Preparation of Crust
  1. In a medium bowl, mix together the crushed graham crackers and melted butter until combined.
  2. Press the mixture firmly into the bottom of a 9-inch springform pan.
  3. Refrigerate while preparing the filling.
Making the Filling
  1. In a large mixing bowl, beat the softened cream cheese, granulated sugar, and vanilla extract until smooth and creamy.
  2. In another bowl, whip the heavy cream until stiff peaks form.
  3. Gently fold the whipped cream into the cream cheese mixture until incorporated.
Finishing Touches
  1. Fold in the fresh blueberries and lemon juice, reserving some blueberries for later garnish.
  2. Pour the filling over the crust in the springform pan and smooth the top.

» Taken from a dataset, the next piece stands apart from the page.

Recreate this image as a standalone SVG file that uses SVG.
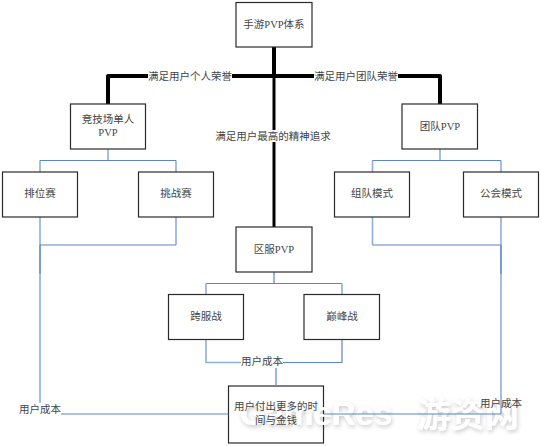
<svg xmlns="http://www.w3.org/2000/svg" width="542" height="446" viewBox="0 0 542 446">
<style>
.b{fill:#fff;stroke:#2a2a2a;stroke-width:1.2}
.t{font-family:"Liberation Serif","Noto Sans CJK SC",serif;font-size:10.5px;fill:#444;text-anchor:middle}
.k{fill:none;stroke:#000;stroke-linejoin:round}
.l{fill:none;stroke:#5b86c4;stroke-width:1.2}
.m{fill:none;stroke:#8fb0de;stroke-width:1.6}
.w{font-family:"Liberation Sans","Noto Sans CJK SC",sans-serif;font-weight:bold;fill:#fff}
</style>
<defs><filter id="soft" x="-10%" y="-30%" width="120%" height="160%"><feDropShadow dx="1" dy="2" stdDeviation="2" flood-color="#000" flood-opacity="0.22"/></filter></defs>
<rect width="542" height="446" fill="#fff"/>
<g id="node-pay"><rect class="b" x="228.500" y="386" width="95" height="57"/></g>
<g id="watermark" filter="url(#soft)"><text class="w" x="240" y="425" font-size="33">GameRes</text><text class="w" x="417" y="427" font-size="34">游资网</text></g>
<g id="connectors">
<path class="k" stroke-width="4" d="M108 104V76H440V104"/>
<path class="k" stroke-width="4" d="M274 47V76"/>
<path class="k" stroke-width="3" d="M274 76V227"/>
<path class="m" d="M108 149V160.500M440 149V160.500M40 160.500V172M176 160.500V172M372.500 160.500V172M501 160.500V172"/>
<path class="l" d="M40 160.500H176M372.500 160.500H501"/>
<path class="m" d="M40 217V403M501 217V414M176 217V245M372.500 217V245"/>
<path class="l" d="M40 245H176M372.500 245H501M40 245V274M501 245V274"/>
<path class="l" d="M274 272V283.500M206 283.500H342"/>
<path class="m" d="M206 283.500V294.500M342 283.500V294.500M206 339.500V362.500H241"/>
<path class="l" d="M342 339.500V362.500H283M276 362.500V386"/>
<path class="l" d="M61 414H228.500M323.500 414H501"/>
</g>
<g id="node-root"><rect class="b" x="236" y="2.500" width="76" height="44.500"/><text class="t" x="274" y="28">手游PVP体系</text></g>
<g id="node-solo"><rect class="b" x="70.500" y="104" width="75" height="45"/><text class="t" x="108" y="123">竞技场单人</text><text class="t" x="108" y="136">PVP</text></g>
<g id="node-rank"><rect class="b" x="2.500" y="172" width="75" height="45"/><text class="t" x="40" y="197">排位赛</text></g>
<g id="node-challenge"><rect class="b" x="138.500" y="172" width="75" height="45"/><text class="t" x="176" y="197">挑战赛</text></g>
<g id="node-team"><rect class="b" x="402" y="104" width="75.500" height="45"/><text class="t" x="440" y="130">团队PVP</text></g>
<g id="node-squad"><rect class="b" x="334.500" y="172" width="75" height="45"/><text class="t" x="372" y="197">组队模式</text></g>
<g id="node-guild"><rect class="b" x="463.500" y="172" width="75" height="45"/><text class="t" x="501" y="197">公会模式</text></g>
<g id="node-server"><rect class="b" x="236" y="227" width="76" height="45"/><text class="t" x="274" y="253">区服PVP</text></g>
<g id="node-cross"><rect class="b" x="168.500" y="294.500" width="75" height="45"/><text class="t" x="206" y="320">跨服战</text></g>
<g id="node-peak"><rect class="b" x="304" y="294.500" width="75.500" height="45"/><text class="t" x="342" y="320">巅峰战</text></g>
<g id="labels">
<text class="t" x="276" y="410">用户付出更多的时</text><text class="t" x="276" y="424">间与金钱</text>
<rect x="148" y="70" width="84" height="12" fill="#fff"/><text class="t" x="190" y="79.500">满足用户个人荣誉</text>
<rect x="314" y="70" width="84" height="12" fill="#fff"/><text class="t" x="356" y="79.500">满足用户团队荣誉</text>
<rect x="215" y="130" width="117" height="12" fill="#fff"/><text class="t" x="273" y="140">满足用户最高的精神追求</text>
<rect x="241" y="356" width="42" height="12" fill="#fff"/><text class="t" x="262" y="365">用户成本</text>
<text class="t" x="40" y="413">用户成本</text>
<text class="t" x="501" y="407">用户成本</text>
</g>
</svg>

  3. Cover with plastic wrap and refrigerate for at least 4 hours or overnight.
Serving
  1. Carefully remove the sides of the springform pan.
  2. Top with additional blueberries, slice, and enjoy!

Notes

You can substitute cream cheese with mascarpone cheese or Greek yogurt for a lighter version. Keep chilled; the longer it sets, the better the flavors meld together.